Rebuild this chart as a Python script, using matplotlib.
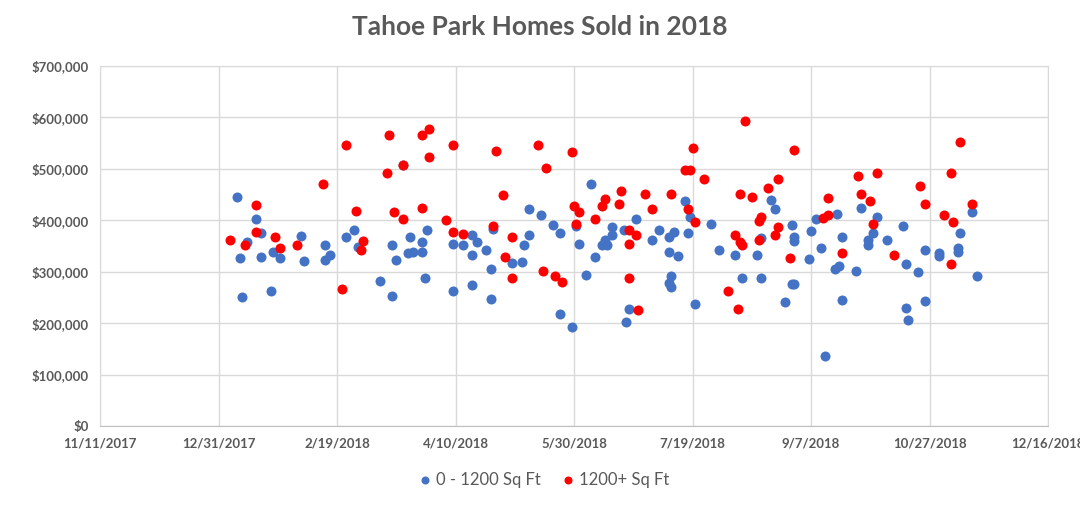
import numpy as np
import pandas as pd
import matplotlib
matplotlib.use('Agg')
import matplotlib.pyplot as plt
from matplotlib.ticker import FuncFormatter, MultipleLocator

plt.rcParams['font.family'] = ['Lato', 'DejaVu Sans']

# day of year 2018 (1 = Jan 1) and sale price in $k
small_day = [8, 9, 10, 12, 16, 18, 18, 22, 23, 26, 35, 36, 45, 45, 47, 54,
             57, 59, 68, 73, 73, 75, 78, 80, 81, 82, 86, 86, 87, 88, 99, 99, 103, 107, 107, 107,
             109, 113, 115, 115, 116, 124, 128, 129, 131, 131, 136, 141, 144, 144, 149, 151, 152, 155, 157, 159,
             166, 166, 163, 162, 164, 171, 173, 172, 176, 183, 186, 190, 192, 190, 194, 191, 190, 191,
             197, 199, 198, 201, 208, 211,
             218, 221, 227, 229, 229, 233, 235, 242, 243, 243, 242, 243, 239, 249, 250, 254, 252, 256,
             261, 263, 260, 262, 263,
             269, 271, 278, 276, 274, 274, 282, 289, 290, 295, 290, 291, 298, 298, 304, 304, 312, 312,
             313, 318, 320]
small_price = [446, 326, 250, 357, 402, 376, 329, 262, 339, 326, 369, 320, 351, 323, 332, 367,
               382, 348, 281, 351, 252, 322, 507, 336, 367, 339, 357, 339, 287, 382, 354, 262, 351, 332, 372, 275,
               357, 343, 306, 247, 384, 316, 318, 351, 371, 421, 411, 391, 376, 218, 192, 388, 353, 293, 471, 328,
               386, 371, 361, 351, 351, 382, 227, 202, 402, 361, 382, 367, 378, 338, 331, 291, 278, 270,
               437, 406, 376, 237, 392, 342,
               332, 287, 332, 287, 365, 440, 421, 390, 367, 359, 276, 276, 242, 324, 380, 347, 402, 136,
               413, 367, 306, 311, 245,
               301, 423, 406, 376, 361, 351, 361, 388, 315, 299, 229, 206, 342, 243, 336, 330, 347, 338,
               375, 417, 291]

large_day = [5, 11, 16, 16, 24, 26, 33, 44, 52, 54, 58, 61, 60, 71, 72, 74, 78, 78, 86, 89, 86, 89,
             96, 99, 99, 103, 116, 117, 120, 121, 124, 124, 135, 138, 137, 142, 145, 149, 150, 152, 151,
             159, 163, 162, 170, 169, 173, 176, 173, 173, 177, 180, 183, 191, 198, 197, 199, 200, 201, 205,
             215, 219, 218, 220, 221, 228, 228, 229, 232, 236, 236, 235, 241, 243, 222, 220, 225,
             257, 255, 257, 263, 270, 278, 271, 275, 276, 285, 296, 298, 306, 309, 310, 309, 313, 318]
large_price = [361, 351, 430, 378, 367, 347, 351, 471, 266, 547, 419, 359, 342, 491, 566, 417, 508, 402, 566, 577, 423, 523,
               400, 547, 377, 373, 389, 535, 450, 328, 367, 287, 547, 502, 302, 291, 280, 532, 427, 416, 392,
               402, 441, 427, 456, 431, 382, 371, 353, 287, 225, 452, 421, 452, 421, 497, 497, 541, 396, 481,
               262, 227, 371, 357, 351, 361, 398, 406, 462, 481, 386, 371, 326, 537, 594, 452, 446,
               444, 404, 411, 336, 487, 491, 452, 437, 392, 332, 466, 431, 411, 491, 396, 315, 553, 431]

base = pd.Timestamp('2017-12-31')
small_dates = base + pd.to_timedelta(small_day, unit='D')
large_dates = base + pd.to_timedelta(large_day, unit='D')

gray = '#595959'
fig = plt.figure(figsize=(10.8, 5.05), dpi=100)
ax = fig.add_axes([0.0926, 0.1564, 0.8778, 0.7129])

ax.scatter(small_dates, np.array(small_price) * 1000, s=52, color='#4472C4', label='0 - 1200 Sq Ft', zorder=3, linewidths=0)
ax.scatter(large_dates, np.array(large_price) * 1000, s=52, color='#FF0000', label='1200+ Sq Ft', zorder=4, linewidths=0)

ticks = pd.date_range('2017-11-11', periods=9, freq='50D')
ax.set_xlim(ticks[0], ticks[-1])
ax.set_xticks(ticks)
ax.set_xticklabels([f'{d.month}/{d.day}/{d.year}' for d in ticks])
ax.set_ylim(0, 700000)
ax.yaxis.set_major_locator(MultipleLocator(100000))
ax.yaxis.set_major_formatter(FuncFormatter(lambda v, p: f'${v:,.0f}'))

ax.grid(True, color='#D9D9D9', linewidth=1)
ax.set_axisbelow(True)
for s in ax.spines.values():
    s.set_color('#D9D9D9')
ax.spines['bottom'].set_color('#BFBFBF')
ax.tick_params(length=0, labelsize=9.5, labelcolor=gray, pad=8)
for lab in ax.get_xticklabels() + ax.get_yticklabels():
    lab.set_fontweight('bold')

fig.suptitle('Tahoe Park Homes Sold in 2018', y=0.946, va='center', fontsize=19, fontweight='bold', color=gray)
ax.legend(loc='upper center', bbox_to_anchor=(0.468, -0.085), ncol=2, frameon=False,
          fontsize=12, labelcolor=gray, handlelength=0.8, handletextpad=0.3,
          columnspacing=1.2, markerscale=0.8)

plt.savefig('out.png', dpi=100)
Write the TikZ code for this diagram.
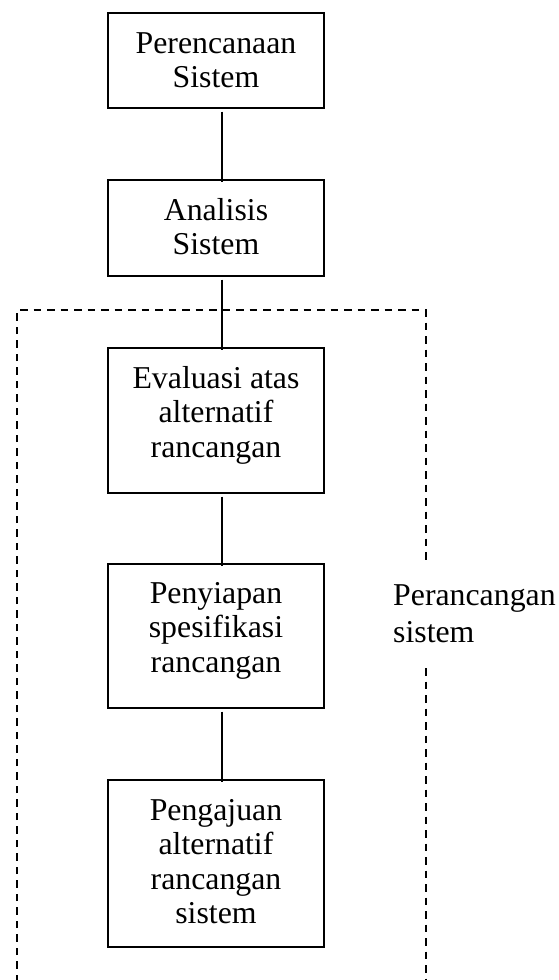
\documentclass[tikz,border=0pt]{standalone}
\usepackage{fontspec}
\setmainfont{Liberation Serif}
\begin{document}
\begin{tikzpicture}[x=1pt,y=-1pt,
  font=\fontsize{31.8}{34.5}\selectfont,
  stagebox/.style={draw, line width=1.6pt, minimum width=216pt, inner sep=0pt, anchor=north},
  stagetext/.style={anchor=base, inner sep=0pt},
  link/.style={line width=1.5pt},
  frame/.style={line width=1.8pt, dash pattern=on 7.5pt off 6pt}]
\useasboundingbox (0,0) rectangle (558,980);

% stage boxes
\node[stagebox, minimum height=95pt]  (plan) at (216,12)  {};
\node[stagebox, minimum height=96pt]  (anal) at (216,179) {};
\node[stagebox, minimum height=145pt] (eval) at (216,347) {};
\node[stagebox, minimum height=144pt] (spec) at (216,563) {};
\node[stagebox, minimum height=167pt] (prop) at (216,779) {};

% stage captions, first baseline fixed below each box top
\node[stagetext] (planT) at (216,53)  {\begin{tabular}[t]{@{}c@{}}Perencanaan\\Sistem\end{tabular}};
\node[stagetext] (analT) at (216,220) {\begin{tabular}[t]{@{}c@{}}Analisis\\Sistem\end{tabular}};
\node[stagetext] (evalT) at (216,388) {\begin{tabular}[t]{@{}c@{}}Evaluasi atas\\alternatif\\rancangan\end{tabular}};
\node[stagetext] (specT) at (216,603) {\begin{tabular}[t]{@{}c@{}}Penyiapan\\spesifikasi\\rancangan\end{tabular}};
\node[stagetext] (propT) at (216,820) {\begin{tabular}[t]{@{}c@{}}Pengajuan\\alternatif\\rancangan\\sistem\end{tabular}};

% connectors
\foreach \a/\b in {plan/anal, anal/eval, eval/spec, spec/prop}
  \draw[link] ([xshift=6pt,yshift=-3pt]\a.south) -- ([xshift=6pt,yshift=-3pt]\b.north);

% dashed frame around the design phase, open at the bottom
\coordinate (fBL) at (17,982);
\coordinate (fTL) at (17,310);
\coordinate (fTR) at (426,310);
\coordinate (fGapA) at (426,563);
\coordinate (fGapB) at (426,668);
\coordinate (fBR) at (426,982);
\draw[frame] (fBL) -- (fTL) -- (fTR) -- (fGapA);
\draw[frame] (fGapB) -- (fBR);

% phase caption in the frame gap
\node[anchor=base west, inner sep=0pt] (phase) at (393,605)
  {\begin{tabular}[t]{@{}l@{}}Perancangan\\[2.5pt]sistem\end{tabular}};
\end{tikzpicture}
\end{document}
============================================================
• **AIM OF THE EXERCISE**
Print all of the records shown above exactly, leaving out each picture.

• **EXPECTED ANSWER**
Rebuild this chart as a Python script, using matplotlib.
import numpy as np
import pandas as pd
import matplotlib
matplotlib.use('Agg')
import matplotlib.pyplot as plt
from matplotlib.ticker import FuncFormatter, MultipleLocator

plt.rcParams['font.family'] = ['Lato', 'DejaVu Sans']

# day of year 2018 (1 = Jan 1) and sale price in $k
small_day = [8, 9, 10, 12, 16, 18, 18, 22, 23, 26, 35, 36, 45, 45, 47, 54,
             57, 59, 68, 73, 73, 75, 78, 80, 81, 82, 86, 86, 87, 88, 99, 99, 103, 107, 107, 107,
             109, 113, 115, 115, 116, 124, 128, 129, 131, 131, 136, 141, 144, 144, 149, 151, 152, 155, 157, 159,
             166, 166, 163, 162, 164, 171, 173, 172, 176, 183, 186, 190, 192, 190, 194, 191, 190, 191,
             197, 199, 198, 201, 208, 211,
             218, 221, 227, 229, 229, 233, 235, 242, 243, 243, 242, 243, 239, 249, 250, 254, 252, 256,
             261, 263, 260, 262, 263,
             269, 271, 278, 276, 274, 274, 282, 289, 290, 295, 290, 291, 298, 298, 304, 304, 312, 312,
             313, 318, 320]
small_price = [446, 326, 250, 357, 402, 376, 329, 262, 339, 326, 369, 320, 351, 323, 332, 367,
               382, 348, 281, 351, 252, 322, 507, 336, 367, 339, 357, 339, 287, 382, 354, 262, 351, 332, 372, 275,
               357, 343, 306, 247, 384, 316, 318, 351, 371, 421, 411, 391, 376, 218, 192, 388, 353, 293, 471, 328,
               386, 371, 361, 351, 351, 382, 227, 202, 402, 361, 382, 367, 378, 338, 331, 291, 278, 270,
               437, 406, 376, 237, 392, 342,
               332, 287, 332, 287, 365, 440, 421, 390, 367, 359, 276, 276, 242, 324, 380, 347, 402, 136,
               413, 367, 306, 311, 245,
               301, 423, 406, 376, 361, 351, 361, 388, 315, 299, 229, 206, 342, 243, 336, 330, 347, 338,
               375, 417, 291]

large_day = [5, 11, 16, 16, 24, 26, 33, 44, 52, 54, 58, 61, 60, 71, 72, 74, 78, 78, 86, 89, 86, 89,
             96, 99, 99, 103, 116, 117, 120, 121, 124, 124, 135, 138, 137, 142, 145, 149, 150, 152, 151,
             159, 163, 162, 170, 169, 173, 176, 173, 173, 177, 180, 183, 191, 198, 197, 199, 200, 201, 205,
             215, 219, 218, 220, 221, 228, 228, 229, 232, 236, 236, 235, 241, 243, 222, 220, 225,
             257, 255, 257, 263, 270, 278, 271, 275, 276, 285, 296, 298, 306, 309, 310, 309, 313, 318]
large_price = [361, 351, 430, 378, 367, 347, 351, 471, 266, 547, 419, 359, 342, 491, 566, 417, 508, 402, 566, 577, 423, 523,
               400, 547, 377, 373, 389, 535, 450, 328, 367, 287, 547, 502, 302, 291, 280, 532, 427, 416, 392,
               402, 441, 427, 456, 431, 382, 371, 353, 287, 225, 452, 421, 452, 421, 497, 497, 541, 396, 481,
               262, 227, 371, 357, 351, 361, 398, 406, 462, 481, 386, 371, 326, 537, 594, 452, 446,
               444, 404, 411, 336, 487, 491, 452, 437, 392, 332, 466, 431, 411, 491, 396, 315, 553, 431]

base = pd.Timestamp('2017-12-31')
small_dates = base + pd.to_timedelta(small_day, unit='D')
large_dates = base + pd.to_timedelta(large_day, unit='D')

gray = '#595959'
fig = plt.figure(figsize=(10.8, 5.05), dpi=100)
ax = fig.add_axes([0.0926, 0.1564, 0.8778, 0.7129])

ax.scatter(small_dates, np.array(small_price) * 1000, s=52, color='#4472C4', label='0 - 1200 Sq Ft', zorder=3, linewidths=0)
ax.scatter(large_dates, np.array(large_price) * 1000, s=52, color='#FF0000', label='1200+ Sq Ft', zorder=4, linewidths=0)

ticks = pd.date_range('2017-11-11', periods=9, freq='50D')
ax.set_xlim(ticks[0], ticks[-1])
ax.set_xticks(ticks)
ax.set_xticklabels([f'{d.month}/{d.day}/{d.year}' for d in ticks])
ax.set_ylim(0, 700000)
ax.yaxis.set_major_locator(MultipleLocator(100000))
ax.yaxis.set_major_formatter(FuncFormatter(lambda v, p: f'${v:,.0f}'))

ax.grid(True, color='#D9D9D9', linewidth=1)
ax.set_axisbelow(True)
for s in ax.spines.values():
    s.set_color('#D9D9D9')
ax.spines['bottom'].set_color('#BFBFBF')
ax.tick_params(length=0, labelsize=9.5, labelcolor=gray, pad=8)
for lab in ax.get_xticklabels() + ax.get_yticklabels():
    lab.set_fontweight('bold')

fig.suptitle('Tahoe Park Homes Sold in 2018', y=0.946, va='center', fontsize=19, fontweight='bold', color=gray)
ax.legend(loc='upper center', bbox_to_anchor=(0.468, -0.085), ncol=2, frameon=False,
          fontsize=12, labelcolor=gray, handlelength=0.8, handletextpad=0.3,
          columnspacing=1.2, markerscale=0.8)

plt.savefig('out.png', dpi=100)
Write the TikZ code for this diagram.
\documentclass[tikz,border=0pt]{standalone}
\usepackage{fontspec}
\setmainfont{Liberation Serif}
\begin{document}
\begin{tikzpicture}[x=1pt,y=-1pt,
  font=\fontsize{31.8}{34.5}\selectfont,
  stagebox/.style={draw, line width=1.6pt, minimum width=216pt, inner sep=0pt, anchor=north},
  stagetext/.style={anchor=base, inner sep=0pt},
  link/.style={line width=1.5pt},
  frame/.style={line width=1.8pt, dash pattern=on 7.5pt off 6pt}]
\useasboundingbox (0,0) rectangle (558,980);

% stage boxes
\node[stagebox, minimum height=95pt]  (plan) at (216,12)  {};
\node[stagebox, minimum height=96pt]  (anal) at (216,179) {};
\node[stagebox, minimum height=145pt] (eval) at (216,347) {};
\node[stagebox, minimum height=144pt] (spec) at (216,563) {};
\node[stagebox, minimum height=167pt] (prop) at (216,779) {};

% stage captions, first baseline fixed below each box top
\node[stagetext] (planT) at (216,53)  {\begin{tabular}[t]{@{}c@{}}Perencanaan\\Sistem\end{tabular}};
\node[stagetext] (analT) at (216,220) {\begin{tabular}[t]{@{}c@{}}Analisis\\Sistem\end{tabular}};
\node[stagetext] (evalT) at (216,388) {\begin{tabular}[t]{@{}c@{}}Evaluasi atas\\alternatif\\rancangan\end{tabular}};
\node[stagetext] (specT) at (216,603) {\begin{tabular}[t]{@{}c@{}}Penyiapan\\spesifikasi\\rancangan\end{tabular}};
\node[stagetext] (propT) at (216,820) {\begin{tabular}[t]{@{}c@{}}Pengajuan\\alternatif\\rancangan\\sistem\end{tabular}};

% connectors
\foreach \a/\b in {plan/anal, anal/eval, eval/spec, spec/prop}
  \draw[link] ([xshift=6pt,yshift=-3pt]\a.south) -- ([xshift=6pt,yshift=-3pt]\b.north);

% dashed frame around the design phase, open at the bottom
\coordinate (fBL) at (17,982);
\coordinate (fTL) at (17,310);
\coordinate (fTR) at (426,310);
\coordinate (fGapA) at (426,563);
\coordinate (fGapB) at (426,668);
\coordinate (fBR) at (426,982);
\draw[frame] (fBL) -- (fTL) -- (fTR) -- (fGapA);
\draw[frame] (fGapB) -- (fBR);

% phase caption in the frame gap
\node[anchor=base west, inner sep=0pt] (phase) at (393,605)
  {\begin{tabular}[t]{@{}l@{}}Perancangan\\[2.5pt]sistem\end{tabular}};
\end{tikzpicture}
\end{document}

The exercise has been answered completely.